— Provided material —
•••••

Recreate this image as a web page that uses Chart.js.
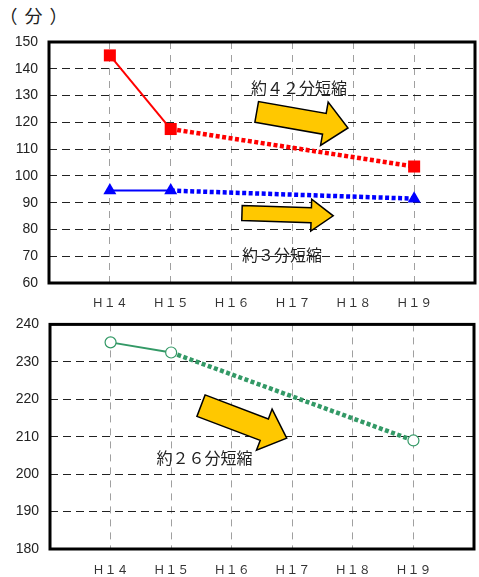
<!DOCTYPE html>
<html><head><meta charset="utf-8">
<script src="https://cdn.jsdelivr.net/npm/chart.js@4"></script>
<style>
html,body{margin:0;padding:0;background:#fff;}
#wrap{position:relative;width:479px;height:577px;overflow:hidden;background:#fff;}
canvas{position:absolute;left:0;}
#unit{position:absolute;left:-0.5px;top:6px;font-size:18px;line-height:18px;font-family:"Noto Sans CJK JP";letter-spacing:7px;color:#222;white-space:nowrap;}
</style></head><body>
<div id="wrap">
<div id="unit">（分）</div>
<canvas id="c1" width="479" height="310" style="top:0"></canvas>
<canvas id="c2" width="479" height="272" style="top:305px"></canvas>
</div>
<script>
// ---- data ----
const categories = ['Ｈ１４','Ｈ１５','Ｈ１６','Ｈ１７','Ｈ１８','Ｈ１９'];
const redValues   = [145, 117.5, null, null, null, 103.5];
const blueValues  = [94.5, 94.5, null, null, null, 91.5];
const greenValues = [235.2, 232.5, null, null, null, 209];
const topYTicks = [60, 70, 80, 90, 100, 110, 120, 130, 140, 150];
const bottomYTicks = [180, 190, 200, 210, 220, 230, 240];
const unitLabel = '（分）';
const noteRed = '約４２分短縮';
const noteBlue = '約３分短縮';
const noteGreen = '約２６分短縮';

// ---- helpers ----
const labels = ['', ...categories, ''];
const pad = arr => [null, ...arr, null];
const GREEN = '#339966';
const YELLOW = '#FFC800';

function drawArrow(ctx, x0, y0, x1, y1, bodyW, headW, headL) {
  const dx = x1 - x0, dy = y1 - y0, L = Math.hypot(dx, dy);
  const ux = dx / L, uy = dy / L, nx = -uy, ny = ux;
  const bx = x1 - ux * headL, by = y1 - uy * headL;
  const pts = [
    [x0 + nx * bodyW / 2, y0 + ny * bodyW / 2],
    [bx + nx * bodyW / 2, by + ny * bodyW / 2],
    [bx + nx * headW / 2, by + ny * headW / 2],
    [x1, y1],
    [bx - nx * headW / 2, by - ny * headW / 2],
    [bx - nx * bodyW / 2, by - ny * bodyW / 2],
    [x0 - nx * bodyW / 2, y0 - ny * bodyW / 2]
  ];
  ctx.beginPath();
  pts.forEach((p, i) => i ? ctx.lineTo(p[0], p[1]) : ctx.moveTo(p[0], p[1]));
  ctx.closePath();
  ctx.fillStyle = YELLOW;
  ctx.fill();
  ctx.lineWidth = 1.5;
  ctx.lineJoin = 'miter';
  ctx.strokeStyle = '#000';
  ctx.stroke();
}

const framePlugin = {
  id: 'frame',
  beforeDatasetsDraw(chart) {
    const { ctx, chartArea: a } = chart;
    ctx.save();
    ctx.lineWidth = 3;
    ctx.strokeStyle = '#000';
    ctx.strokeRect(a.left, a.top, a.right - a.left, a.bottom - a.top);
    ctx.restore();
  }
};

const notesPlugin = {
  id: 'notes',
  afterDatasetsDraw(chart, args, opts) {
    const { ctx, scales: { x, y } } = chart;
    ctx.save();
    (opts.arrows || []).forEach(a => {
      drawArrow(ctx,
        x.getPixelForValue(a.from[0]), y.getPixelForValue(a.from[1]),
        x.getPixelForValue(a.to[0]), y.getPixelForValue(a.to[1]),
        a.bodyW, a.headW, a.headL);
    });
    (opts.texts || []).forEach(t => {
      ctx.font = '16px "Noto Sans CJK JP"';
      ctx.fillStyle = '#222';
      ctx.textAlign = 'center';
      ctx.textBaseline = 'middle';
      ctx.fillText(t.text, x.getPixelForValue(t.at[0]), y.getPixelForValue(t.at[1]));
    });
    ctx.restore();
  }
};

function lineDataset(values, color, pointStyle, radius, extra) {
  return Object.assign({
    data: pad(values),
    borderColor: color,
    backgroundColor: color,
    pointBackgroundColor: color,
    pointBorderColor: color,
    pointBorderWidth: 0,
    pointStyle: pointStyle,
    pointRadius: radius,
    pointHoverRadius: radius,
    spanGaps: true,
    tension: 0,
    borderWidth: 2,
    clip: false,
    segment: {
      borderDash: c => c.p0DataIndex >= 2 ? [4, 2.5] : [],
      borderWidth: c => c.p0DataIndex >= 2 ? 4.5 : 2
    }
  }, extra || {});
}

function makeOptions(ticks, cfg) {
  return {
    responsive: false,
    animation: false,
    events: [],
    layout: { padding: cfg.padding, autoPadding: false },
    plugins: {
      legend: { display: false },
      tooltip: { enabled: false },
      notes: cfg.notes
    },
    scales: {
      x: {
        type: 'category',
        offset: false,
        afterFit: s => { s.height = cfg.xHeight; s.paddingLeft = 0; s.paddingRight = 0; },
        grid: { color: '#a0a0a0', lineWidth: 1, drawTicks: false },
        border: { display: false, dash: [7, 6] },
        ticks: {
          autoSkip: false, maxRotation: 0, padding: cfg.xPad, color: '#333',
          font: { family: '"Noto Sans CJK JP"', size: 12 }
        }
      },
      y: {
        min: ticks[0],
        max: ticks[ticks.length - 1],
        afterFit: s => { s.width = cfg.yWidth; },
        afterBuildTicks: s => { s.ticks = ticks.map(v => ({ value: v })); },
        grid: { color: '#222', lineWidth: 1, drawTicks: false },
        border: { display: false, dash: [8, 5] },
        ticks: {
          padding: 11, color: '#222',
          font: { family: '"Liberation Sans", Arial, sans-serif', size: 14 }
        }
      }
    }
  };
}

new Chart(document.getElementById('c1'), {
  type: 'line',
  data: {
    labels: labels,
    datasets: [
      lineDataset(redValues, '#FF0000', 'rect', 8.5),
      lineDataset(blueValues, '#0000FF', 'triangle', 7.5)
    ]
  },
  options: makeOptions(topYTicks, {
    padding: { left: 0, right: 4, top: 42, bottom: 0 },
    xHeight: 27, yWidth: 49, xPad: 12,
    notes: {
      arrows: [
        { from: [3.413, 123.9], to: [4.913, 117.9], bodyW: 21, headW: 44, headL: 24 },
        { from: [3.171, 86.1], to: [4.670, 85.1], bodyW: 15, headW: 32, headL: 22 }
      ],
      texts: [
        { text: noteRed, at: [4.108, 132.8] },
        { text: noteBlue, at: [3.829, 70.5] }
      ]
    }
  }),
  plugins: [framePlugin, notesPlugin]
});

new Chart(document.getElementById('c2'), {
  type: 'line',
  data: {
    labels: labels,
    datasets: [
      lineDataset(greenValues, GREEN, 'circle', 5.5, {
        pointBackgroundColor: '#fff', pointBorderColor: GREEN, pointBorderWidth: 1.2
      })
    ]
  },
  options: makeOptions(bottomYTicks, {
    padding: { left: 1, right: 5, top: 16, bottom: 0 },
    xHeight: 28, yWidth: 49, xPad: 13,
    notes: {
      arrows: [
        { from: [2.493, 218.3], to: [3.908, 209.6], bodyW: 23, headW: 44, headL: 24 }
      ],
      texts: [
        { text: noteGreen, at: [2.551, 204.4] }
      ]
    }
  }),
  plugins: [framePlugin, notesPlugin]
});
document.getElementById('unit').textContent = unitLabel;
</script>
</body></html>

•••••

— Given instruction —
Repeat the data exactly, excluding the pictures.

— Task output —
Recreate this image as a web page that uses Chart.js.
<!DOCTYPE html>
<html><head><meta charset="utf-8">
<script src="https://cdn.jsdelivr.net/npm/chart.js@4"></script>
<style>
html,body{margin:0;padding:0;background:#fff;}
#wrap{position:relative;width:479px;height:577px;overflow:hidden;background:#fff;}
canvas{position:absolute;left:0;}
#unit{position:absolute;left:-0.5px;top:6px;font-size:18px;line-height:18px;font-family:"Noto Sans CJK JP";letter-spacing:7px;color:#222;white-space:nowrap;}
</style></head><body>
<div id="wrap">
<div id="unit">（分）</div>
<canvas id="c1" width="479" height="310" style="top:0"></canvas>
<canvas id="c2" width="479" height="272" style="top:305px"></canvas>
</div>
<script>
// ---- data ----
const categories = ['Ｈ１４','Ｈ１５','Ｈ１６','Ｈ１７','Ｈ１８','Ｈ１９'];
const redValues   = [145, 117.5, null, null, null, 103.5];
const blueValues  = [94.5, 94.5, null, null, null, 91.5];
const greenValues = [235.2, 232.5, null, null, null, 209];
const topYTicks = [60, 70, 80, 90, 100, 110, 120, 130, 140, 150];
const bottomYTicks = [180, 190, 200, 210, 220, 230, 240];
const unitLabel = '（分）';
const noteRed = '約４２分短縮';
const noteBlue = '約３分短縮';
const noteGreen = '約２６分短縮';

// ---- helpers ----
const labels = ['', ...categories, ''];
const pad = arr => [null, ...arr, null];
const GREEN = '#339966';
const YELLOW = '#FFC800';

function drawArrow(ctx, x0, y0, x1, y1, bodyW, headW, headL) {
  const dx = x1 - x0, dy = y1 - y0, L = Math.hypot(dx, dy);
  const ux = dx / L, uy = dy / L, nx = -uy, ny = ux;
  const bx = x1 - ux * headL, by = y1 - uy * headL;
  const pts = [
    [x0 + nx * bodyW / 2, y0 + ny * bodyW / 2],
    [bx + nx * bodyW / 2, by + ny * bodyW / 2],
    [bx + nx * headW / 2, by + ny * headW / 2],
    [x1, y1],
    [bx - nx * headW / 2, by - ny * headW / 2],
    [bx - nx * bodyW / 2, by - ny * bodyW / 2],
    [x0 - nx * bodyW / 2, y0 - ny * bodyW / 2]
  ];
  ctx.beginPath();
  pts.forEach((p, i) => i ? ctx.lineTo(p[0], p[1]) : ctx.moveTo(p[0], p[1]));
  ctx.closePath();
  ctx.fillStyle = YELLOW;
  ctx.fill();
  ctx.lineWidth = 1.5;
  ctx.lineJoin = 'miter';
  ctx.strokeStyle = '#000';
  ctx.stroke();
}

const framePlugin = {
  id: 'frame',
  beforeDatasetsDraw(chart) {
    const { ctx, chartArea: a } = chart;
    ctx.save();
    ctx.lineWidth = 3;
    ctx.strokeStyle = '#000';
    ctx.strokeRect(a.left, a.top, a.right - a.left, a.bottom - a.top);
    ctx.restore();
  }
};

const notesPlugin = {
  id: 'notes',
  afterDatasetsDraw(chart, args, opts) {
    const { ctx, scales: { x, y } } = chart;
    ctx.save();
    (opts.arrows || []).forEach(a => {
      drawArrow(ctx,
        x.getPixelForValue(a.from[0]), y.getPixelForValue(a.from[1]),
        x.getPixelForValue(a.to[0]), y.getPixelForValue(a.to[1]),
        a.bodyW, a.headW, a.headL);
    });
    (opts.texts || []).forEach(t => {
      ctx.font = '16px "Noto Sans CJK JP"';
      ctx.fillStyle = '#222';
      ctx.textAlign = 'center';
      ctx.textBaseline = 'middle';
      ctx.fillText(t.text, x.getPixelForValue(t.at[0]), y.getPixelForValue(t.at[1]));
    });
    ctx.restore();
  }
};

function lineDataset(values, color, pointStyle, radius, extra) {
  return Object.assign({
    data: pad(values),
    borderColor: color,
    backgroundColor: color,
    pointBackgroundColor: color,
    pointBorderColor: color,
    pointBorderWidth: 0,
    pointStyle: pointStyle,
    pointRadius: radius,
    pointHoverRadius: radius,
    spanGaps: true,
    tension: 0,
    borderWidth: 2,
    clip: false,
    segment: {
      borderDash: c => c.p0DataIndex >= 2 ? [4, 2.5] : [],
      borderWidth: c => c.p0DataIndex >= 2 ? 4.5 : 2
    }
  }, extra || {});
}

function makeOptions(ticks, cfg) {
  return {
    responsive: false,
    animation: false,
    events: [],
    layout: { padding: cfg.padding, autoPadding: false },
    plugins: {
      legend: { display: false },
      tooltip: { enabled: false },
      notes: cfg.notes
    },
    scales: {
      x: {
        type: 'category',
        offset: false,
        afterFit: s => { s.height = cfg.xHeight; s.paddingLeft = 0; s.paddingRight = 0; },
        grid: { color: '#a0a0a0', lineWidth: 1, drawTicks: false },
        border: { display: false, dash: [7, 6] },
        ticks: {
          autoSkip: false, maxRotation: 0, padding: cfg.xPad, color: '#333',
          font: { family: '"Noto Sans CJK JP"', size: 12 }
        }
      },
      y: {
        min: ticks[0],
        max: ticks[ticks.length - 1],
        afterFit: s => { s.width = cfg.yWidth; },
        afterBuildTicks: s => { s.ticks = ticks.map(v => ({ value: v })); },
        grid: { color: '#222', lineWidth: 1, drawTicks: false },
        border: { display: false, dash: [8, 5] },
        ticks: {
          padding: 11, color: '#222',
          font: { family: '"Liberation Sans", Arial, sans-serif', size: 14 }
        }
      }
    }
  };
}

new Chart(document.getElementById('c1'), {
  type: 'line',
  data: {
    labels: labels,
    datasets: [
      lineDataset(redValues, '#FF0000', 'rect', 8.5),
      lineDataset(blueValues, '#0000FF', 'triangle', 7.5)
    ]
  },
  options: makeOptions(topYTicks, {
    padding: { left: 0, right: 4, top: 42, bottom: 0 },
    xHeight: 27, yWidth: 49, xPad: 12,
    notes: {
      arrows: [
        { from: [3.413, 123.9], to: [4.913, 117.9], bodyW: 21, headW: 44, headL: 24 },
        { from: [3.171, 86.1], to: [4.670, 85.1], bodyW: 15, headW: 32, headL: 22 }
      ],
      texts: [
        { text: noteRed, at: [4.108, 132.8] },
        { text: noteBlue, at: [3.829, 70.5] }
      ]
    }
  }),
  plugins: [framePlugin, notesPlugin]
});

new Chart(document.getElementById('c2'), {
  type: 'line',
  data: {
    labels: labels,
    datasets: [
      lineDataset(greenValues, GREEN, 'circle', 5.5, {
        pointBackgroundColor: '#fff', pointBorderColor: GREEN, pointBorderWidth: 1.2
      })
    ]
  },
  options: makeOptions(bottomYTicks, {
    padding: { left: 1, right: 5, top: 16, bottom: 0 },
    xHeight: 28, yWidth: 49, xPad: 13,
    notes: {
      arrows: [
        { from: [2.493, 218.3], to: [3.908, 209.6], bodyW: 23, headW: 44, headL: 24 }
      ],
      texts: [
        { text: noteGreen, at: [2.551, 204.4] }
      ]
    }
  }),
  plugins: [framePlugin, notesPlugin]
});
document.getElementById('unit').textContent = unitLabel;
</script>
</body></html>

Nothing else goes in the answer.